▶ **TASK STATEMENT**
Only the lines from the start up to and including the line containing "from bokeh.resources import INLINE" should be repeated, word for word.
---+---
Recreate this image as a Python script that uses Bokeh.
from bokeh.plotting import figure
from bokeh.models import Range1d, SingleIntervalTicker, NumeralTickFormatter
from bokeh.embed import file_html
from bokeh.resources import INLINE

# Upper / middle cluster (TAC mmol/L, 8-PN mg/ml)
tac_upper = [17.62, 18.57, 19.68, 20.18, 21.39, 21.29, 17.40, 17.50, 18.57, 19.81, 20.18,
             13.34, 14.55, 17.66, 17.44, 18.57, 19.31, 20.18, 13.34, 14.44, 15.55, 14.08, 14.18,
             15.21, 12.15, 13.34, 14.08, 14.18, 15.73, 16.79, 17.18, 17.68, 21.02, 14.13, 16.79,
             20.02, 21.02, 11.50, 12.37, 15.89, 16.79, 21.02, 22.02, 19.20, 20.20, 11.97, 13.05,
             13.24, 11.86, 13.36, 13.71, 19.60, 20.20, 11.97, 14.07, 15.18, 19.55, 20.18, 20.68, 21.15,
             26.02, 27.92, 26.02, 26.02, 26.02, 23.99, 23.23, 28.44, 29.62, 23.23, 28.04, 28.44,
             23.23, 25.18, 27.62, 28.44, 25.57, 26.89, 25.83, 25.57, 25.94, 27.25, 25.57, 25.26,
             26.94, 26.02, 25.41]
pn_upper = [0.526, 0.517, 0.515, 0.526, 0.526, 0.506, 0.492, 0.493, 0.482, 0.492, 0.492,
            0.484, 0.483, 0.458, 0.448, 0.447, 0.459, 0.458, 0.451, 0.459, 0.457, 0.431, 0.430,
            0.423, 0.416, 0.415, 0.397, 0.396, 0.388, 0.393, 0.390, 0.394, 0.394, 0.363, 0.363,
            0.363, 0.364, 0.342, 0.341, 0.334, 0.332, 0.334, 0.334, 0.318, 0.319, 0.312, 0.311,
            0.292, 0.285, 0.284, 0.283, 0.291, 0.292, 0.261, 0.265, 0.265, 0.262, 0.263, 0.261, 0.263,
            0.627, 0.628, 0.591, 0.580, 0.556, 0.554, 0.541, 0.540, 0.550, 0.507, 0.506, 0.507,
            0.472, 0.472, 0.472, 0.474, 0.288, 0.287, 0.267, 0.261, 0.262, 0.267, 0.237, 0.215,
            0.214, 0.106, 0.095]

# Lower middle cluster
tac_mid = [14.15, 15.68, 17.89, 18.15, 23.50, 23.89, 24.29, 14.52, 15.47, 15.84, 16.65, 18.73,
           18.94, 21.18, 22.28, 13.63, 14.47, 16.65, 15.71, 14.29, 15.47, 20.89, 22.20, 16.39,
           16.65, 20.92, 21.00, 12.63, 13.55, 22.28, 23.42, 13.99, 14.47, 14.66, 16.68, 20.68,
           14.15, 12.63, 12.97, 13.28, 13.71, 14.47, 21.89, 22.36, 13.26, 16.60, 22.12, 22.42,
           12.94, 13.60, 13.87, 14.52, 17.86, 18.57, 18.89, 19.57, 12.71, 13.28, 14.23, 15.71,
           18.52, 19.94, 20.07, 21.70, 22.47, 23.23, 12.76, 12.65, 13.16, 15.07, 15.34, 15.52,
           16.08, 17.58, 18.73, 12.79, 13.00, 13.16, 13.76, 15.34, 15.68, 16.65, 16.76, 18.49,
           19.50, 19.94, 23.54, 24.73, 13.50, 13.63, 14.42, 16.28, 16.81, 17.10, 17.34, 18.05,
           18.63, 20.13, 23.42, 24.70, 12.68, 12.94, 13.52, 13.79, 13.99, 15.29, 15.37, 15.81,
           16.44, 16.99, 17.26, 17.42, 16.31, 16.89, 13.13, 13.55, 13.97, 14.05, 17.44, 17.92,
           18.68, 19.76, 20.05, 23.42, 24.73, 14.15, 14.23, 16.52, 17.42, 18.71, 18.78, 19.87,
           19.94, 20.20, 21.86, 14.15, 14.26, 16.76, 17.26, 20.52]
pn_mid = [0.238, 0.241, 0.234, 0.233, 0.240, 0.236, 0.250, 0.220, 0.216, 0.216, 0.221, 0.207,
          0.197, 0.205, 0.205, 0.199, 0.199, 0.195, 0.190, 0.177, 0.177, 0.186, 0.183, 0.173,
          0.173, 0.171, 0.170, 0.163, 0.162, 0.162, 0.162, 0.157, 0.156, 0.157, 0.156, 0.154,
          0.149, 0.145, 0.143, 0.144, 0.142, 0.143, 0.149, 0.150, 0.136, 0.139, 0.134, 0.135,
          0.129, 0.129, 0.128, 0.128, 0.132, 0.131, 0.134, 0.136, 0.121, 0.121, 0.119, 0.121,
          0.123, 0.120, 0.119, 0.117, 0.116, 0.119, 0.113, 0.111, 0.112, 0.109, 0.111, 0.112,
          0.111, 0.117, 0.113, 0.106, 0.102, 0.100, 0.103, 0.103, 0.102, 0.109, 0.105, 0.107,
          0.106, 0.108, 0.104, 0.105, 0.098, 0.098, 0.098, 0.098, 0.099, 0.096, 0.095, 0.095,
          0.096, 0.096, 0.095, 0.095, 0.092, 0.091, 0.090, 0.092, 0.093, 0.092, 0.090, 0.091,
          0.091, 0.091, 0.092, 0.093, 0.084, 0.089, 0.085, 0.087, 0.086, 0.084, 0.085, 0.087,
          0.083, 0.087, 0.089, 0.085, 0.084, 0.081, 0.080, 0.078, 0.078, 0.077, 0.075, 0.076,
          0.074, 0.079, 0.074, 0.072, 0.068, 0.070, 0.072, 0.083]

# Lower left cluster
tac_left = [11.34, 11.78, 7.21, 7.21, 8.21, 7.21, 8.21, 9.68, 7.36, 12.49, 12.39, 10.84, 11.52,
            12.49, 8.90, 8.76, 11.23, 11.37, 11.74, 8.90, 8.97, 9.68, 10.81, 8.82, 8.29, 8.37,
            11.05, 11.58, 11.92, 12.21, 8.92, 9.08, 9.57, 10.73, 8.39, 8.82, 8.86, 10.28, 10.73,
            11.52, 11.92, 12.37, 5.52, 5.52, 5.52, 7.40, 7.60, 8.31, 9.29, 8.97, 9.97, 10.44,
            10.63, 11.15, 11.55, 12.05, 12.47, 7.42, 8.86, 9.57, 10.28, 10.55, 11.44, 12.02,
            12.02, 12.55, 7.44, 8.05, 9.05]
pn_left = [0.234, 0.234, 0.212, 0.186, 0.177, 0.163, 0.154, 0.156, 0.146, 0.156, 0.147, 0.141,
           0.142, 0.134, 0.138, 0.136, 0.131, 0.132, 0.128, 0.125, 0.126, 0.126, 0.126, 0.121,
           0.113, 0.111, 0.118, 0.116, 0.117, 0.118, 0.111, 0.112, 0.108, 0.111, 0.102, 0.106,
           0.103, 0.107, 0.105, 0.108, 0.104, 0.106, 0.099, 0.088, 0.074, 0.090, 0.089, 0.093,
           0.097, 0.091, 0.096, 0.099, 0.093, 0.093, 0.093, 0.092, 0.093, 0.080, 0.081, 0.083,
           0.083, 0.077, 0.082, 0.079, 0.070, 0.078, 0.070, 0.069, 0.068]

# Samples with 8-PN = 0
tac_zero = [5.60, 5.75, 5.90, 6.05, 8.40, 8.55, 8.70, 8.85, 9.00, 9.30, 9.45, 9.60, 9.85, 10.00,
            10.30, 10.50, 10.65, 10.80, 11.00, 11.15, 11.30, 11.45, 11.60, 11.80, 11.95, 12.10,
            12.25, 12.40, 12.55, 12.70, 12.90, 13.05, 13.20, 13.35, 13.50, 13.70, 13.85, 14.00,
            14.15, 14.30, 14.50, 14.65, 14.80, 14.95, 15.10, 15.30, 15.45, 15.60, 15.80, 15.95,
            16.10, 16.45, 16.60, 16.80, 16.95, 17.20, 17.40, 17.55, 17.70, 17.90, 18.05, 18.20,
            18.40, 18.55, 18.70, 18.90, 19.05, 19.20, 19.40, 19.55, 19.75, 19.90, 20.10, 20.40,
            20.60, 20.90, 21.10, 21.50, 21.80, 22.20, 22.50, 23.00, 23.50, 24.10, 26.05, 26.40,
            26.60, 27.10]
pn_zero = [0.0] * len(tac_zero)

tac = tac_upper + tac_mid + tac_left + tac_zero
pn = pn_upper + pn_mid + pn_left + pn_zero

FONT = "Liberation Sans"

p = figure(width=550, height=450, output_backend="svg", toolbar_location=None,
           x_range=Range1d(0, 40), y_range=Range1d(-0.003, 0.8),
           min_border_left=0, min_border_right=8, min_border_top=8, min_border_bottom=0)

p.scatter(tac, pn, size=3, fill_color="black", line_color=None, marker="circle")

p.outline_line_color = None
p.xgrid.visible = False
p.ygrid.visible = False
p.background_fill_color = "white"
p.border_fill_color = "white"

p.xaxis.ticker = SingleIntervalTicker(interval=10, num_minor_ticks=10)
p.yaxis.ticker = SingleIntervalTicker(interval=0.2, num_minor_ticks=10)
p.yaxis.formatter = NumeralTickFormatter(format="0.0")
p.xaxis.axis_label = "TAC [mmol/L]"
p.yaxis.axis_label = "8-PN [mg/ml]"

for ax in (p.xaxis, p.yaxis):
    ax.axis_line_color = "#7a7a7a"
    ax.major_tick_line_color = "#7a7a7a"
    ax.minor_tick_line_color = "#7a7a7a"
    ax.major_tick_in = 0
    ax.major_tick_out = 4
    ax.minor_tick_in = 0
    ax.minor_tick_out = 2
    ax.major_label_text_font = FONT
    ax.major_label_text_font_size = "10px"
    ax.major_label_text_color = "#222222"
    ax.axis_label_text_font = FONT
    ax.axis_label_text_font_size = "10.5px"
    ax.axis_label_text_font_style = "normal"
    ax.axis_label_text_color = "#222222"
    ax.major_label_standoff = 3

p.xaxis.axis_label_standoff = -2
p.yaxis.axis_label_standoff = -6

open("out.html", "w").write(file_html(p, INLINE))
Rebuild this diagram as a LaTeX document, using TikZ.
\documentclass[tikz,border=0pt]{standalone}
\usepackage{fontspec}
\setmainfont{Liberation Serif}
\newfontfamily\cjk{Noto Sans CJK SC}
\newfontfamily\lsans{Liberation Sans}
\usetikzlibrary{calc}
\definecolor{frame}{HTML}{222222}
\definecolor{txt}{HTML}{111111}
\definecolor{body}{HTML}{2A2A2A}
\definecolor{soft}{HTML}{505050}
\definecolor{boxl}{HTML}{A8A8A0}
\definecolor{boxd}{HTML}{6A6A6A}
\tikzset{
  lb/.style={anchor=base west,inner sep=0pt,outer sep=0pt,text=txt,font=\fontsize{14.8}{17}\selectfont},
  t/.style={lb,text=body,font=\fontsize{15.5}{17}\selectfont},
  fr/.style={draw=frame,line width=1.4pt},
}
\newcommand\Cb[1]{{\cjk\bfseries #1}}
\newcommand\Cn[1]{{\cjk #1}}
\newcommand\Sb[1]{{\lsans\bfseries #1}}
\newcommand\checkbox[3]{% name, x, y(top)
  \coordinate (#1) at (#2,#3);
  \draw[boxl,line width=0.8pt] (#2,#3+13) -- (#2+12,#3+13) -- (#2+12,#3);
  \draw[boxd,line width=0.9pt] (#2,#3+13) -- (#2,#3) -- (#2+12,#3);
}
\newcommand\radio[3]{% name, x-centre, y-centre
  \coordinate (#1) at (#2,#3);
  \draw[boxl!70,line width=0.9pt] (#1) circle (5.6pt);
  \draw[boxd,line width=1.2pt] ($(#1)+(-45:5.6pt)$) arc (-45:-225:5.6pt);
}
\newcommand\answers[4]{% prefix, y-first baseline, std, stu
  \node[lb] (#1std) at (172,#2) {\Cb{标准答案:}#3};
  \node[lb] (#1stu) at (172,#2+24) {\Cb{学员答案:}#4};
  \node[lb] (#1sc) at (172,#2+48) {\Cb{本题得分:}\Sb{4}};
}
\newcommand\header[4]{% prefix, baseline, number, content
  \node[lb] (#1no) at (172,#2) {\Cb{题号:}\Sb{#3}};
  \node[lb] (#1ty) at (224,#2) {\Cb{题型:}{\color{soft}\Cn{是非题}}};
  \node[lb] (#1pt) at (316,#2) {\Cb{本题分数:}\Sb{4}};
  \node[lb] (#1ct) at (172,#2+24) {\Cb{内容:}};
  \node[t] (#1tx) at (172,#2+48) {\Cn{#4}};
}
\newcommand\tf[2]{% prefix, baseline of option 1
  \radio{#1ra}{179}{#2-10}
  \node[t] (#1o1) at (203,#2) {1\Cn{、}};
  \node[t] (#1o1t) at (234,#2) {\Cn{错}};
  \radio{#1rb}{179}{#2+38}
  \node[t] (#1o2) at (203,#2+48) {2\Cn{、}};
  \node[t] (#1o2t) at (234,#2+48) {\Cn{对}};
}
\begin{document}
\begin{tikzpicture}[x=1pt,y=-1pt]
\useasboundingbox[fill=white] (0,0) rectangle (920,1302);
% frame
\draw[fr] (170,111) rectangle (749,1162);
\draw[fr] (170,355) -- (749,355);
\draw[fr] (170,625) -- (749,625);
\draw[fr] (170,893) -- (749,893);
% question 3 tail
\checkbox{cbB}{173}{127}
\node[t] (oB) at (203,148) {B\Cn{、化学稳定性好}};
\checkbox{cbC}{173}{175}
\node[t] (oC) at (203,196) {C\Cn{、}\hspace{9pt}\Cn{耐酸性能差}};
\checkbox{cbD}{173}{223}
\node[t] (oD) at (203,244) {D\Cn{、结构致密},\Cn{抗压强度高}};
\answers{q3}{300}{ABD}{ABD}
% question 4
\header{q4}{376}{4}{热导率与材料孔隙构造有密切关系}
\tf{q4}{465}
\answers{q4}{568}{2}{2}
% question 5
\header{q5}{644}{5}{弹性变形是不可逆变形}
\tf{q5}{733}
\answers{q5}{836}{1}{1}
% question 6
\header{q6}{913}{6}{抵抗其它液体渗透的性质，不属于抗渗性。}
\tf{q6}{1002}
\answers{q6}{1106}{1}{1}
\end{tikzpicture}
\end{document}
---+---
▶ **CORRECT RESPONSE**
Recreate this image as a Python script that uses Bokeh.
from bokeh.plotting import figure
from bokeh.models import Range1d, SingleIntervalTicker, NumeralTickFormatter
from bokeh.embed import file_html
from bokeh.resources import INLINE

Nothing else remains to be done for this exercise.